Rockets struck a neighbourhood near the Hamid Karzai International Airport in Kabul on Monday, reported US Today. The White House later confirmed the rocket attacks early Monday as the US is nearing its Afghanistan evacuation deadline.
Several rockets were heard flying over Kabul on Monday morning, reported AFP. This comes as the country is about to end its evacuation operation in the Taliban led state following the August 31 deadline set by US President Joe Biden.
The rocket attacks come a day after the United States launched an airstrike to destroy an explosive-laden car hours after President Joe Biden warned of another terror attack in the capital as a massive airlift of tens of thousands of Afghans entered its last days.
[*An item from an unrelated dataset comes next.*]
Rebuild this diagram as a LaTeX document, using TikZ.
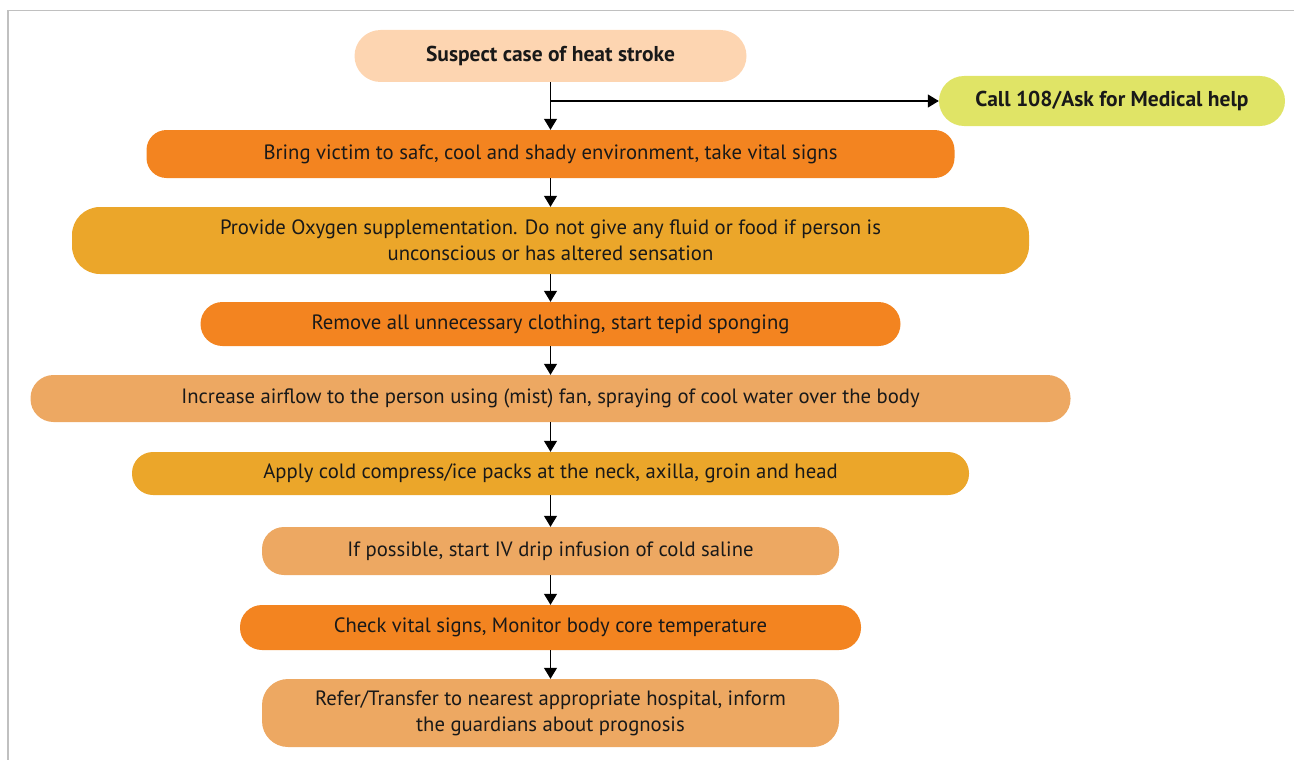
\documentclass[tikz,border=0pt]{standalone}
\usepackage{fontspec}
\setmainfont{PT Sans}
\usetikzlibrary{arrows.meta}
\definecolor{peach}{HTML}{FDD5B1}
\definecolor{lime}{HTML}{E0E466}
\definecolor{deeporange}{HTML}{F38420}
\definecolor{gold}{HTML}{EBA62A}
\definecolor{tan}{HTML}{EDA862}
\definecolor{framegray}{HTML}{C0C0C0}
\tikzset{
  stepbox/.style={rectangle, inner sep=0pt, align=center, text=black!90,
    font=\fontsize{20.7}{26}\selectfont},
  headbox/.style={stepbox, font=\bfseries\fontsize{21.5}{26}\selectfont},
  flow/.style={draw=black, line width=1.1pt, -{Triangle[length=11pt,width=13pt]}},
}
\begin{document}
\begin{tikzpicture}[x=1pt,y=-1pt]
\useasboundingbox (0,0) rectangle (1294,760);
% partial frame
\draw[framegray, line width=1.2pt] (8,760) -- (8,10.5) -- (1294,10.5);

\node[headbox, fill=peach, minimum width=392pt, minimum height=52pt, rounded corners=26pt]
  (suspect) at (550.5,56) {Suspect case of heat stroke};
\node[headbox, fill=lime, minimum width=346pt, minimum height=50pt, rounded corners=25pt]
  (call) at (1112,101) {Call 108/Ask for Medical help};
\node[stepbox, fill=deeporange, minimum width=808pt, minimum height=48pt, rounded corners=20pt] (bring) at (550.5,154)
  {Bring victim to safc, cool and shady environment, take vital signs};
\node[stepbox, fill=gold, minimum width=957pt, minimum height=67pt, rounded corners=28pt] (oxygen) at (550.5,240.5)
  {Provide Oxygen supplementation. Do not give any fluid or food if person is\\unconscious or has altered sensation};
\node[stepbox, fill=deeporange, minimum width=700pt, minimum height=44pt, rounded corners=22pt] (remove) at (550.5,324)
  {Remove all unnecessary clothing, start tepid sponging};
\node[stepbox, fill=tan, minimum width=1040pt, minimum height=47pt, rounded corners=23pt] (airflow) at (550.5,398.5)
  {Increase airflow to the person using (mist) fan, spraying of cool water over the body};
\node[stepbox, fill=gold, minimum width=837pt, minimum height=43pt, rounded corners=21pt] (compress) at (550.5,473.5)
  {Apply cold compress/ice packs at the neck, axilla, groin and head};
\node[stepbox, fill=tan, minimum width=577pt, minimum height=48pt, rounded corners=22pt] (drip) at (550.5,551)
  {If possible, start IV drip infusion of cold saline};
\node[stepbox, fill=deeporange, minimum width=621pt, minimum height=45pt, rounded corners=22pt] (check) at (550.5,627.5)
  {Check vital signs, Monitor body core temperature};
\node[stepbox, fill=tan, minimum width=577pt, minimum height=68pt, rounded corners=26pt] (refer) at (550.5,713)
  {Refer/Transfer to nearest appropriate hospital, inform\\the guardians about prognosis};

\coordinate (split) at (suspect.south |- call.west);
\draw[flow] (suspect) -- (bring);
\draw[flow] (split) -- (call);
\draw[flow] (bring) -- (oxygen);
\draw[flow] (oxygen) -- (remove);
\draw[flow] (remove) -- (airflow);
\draw[flow] (airflow) -- (compress);
\draw[flow] (compress) -- (drip);
\draw[flow] (drip) -- (check);
\draw[flow] (check) -- (refer);
\end{tikzpicture}
\end{document}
After the US airstrike, a CNN report, as well as local media, reported that nine civilians, including six children, were also killed in the air attack that took place on Sunday in Kabul.
Responding to the claims, a spokesman for US Central Command (CENTCOM) said that the US is investigating if civilians were killed in the airstrike.
“We are still assessing the results of this strike, which we know disrupted an imminent ISIS-K threat to the airport,” Captain Bill Urban, a CENTCOM spokesman, said in using an acronym for the Afghan branch of the Islamic State group, which carried out a suicide attack at the airport on Thursday.
On Thursday, Kabul was hit by two bombings. The United States, which has lost its 13 soldiers in the Kabul airport attack, launched a drone strike in Nangahar targeting an ISIS-K member believed to be involved in planning attacks against the US in Kabul on Saturday.
The United States has so far evacuated and facilitated the shifting of more than 109,200 people from Afghanistan since August 14.
Now, approximately 300 American citizens remain in Afghanistan who want to leave before President Joe Biden’s Tuesday deadline for evacuations, national security adviser Jake Sullivan said on Sunday.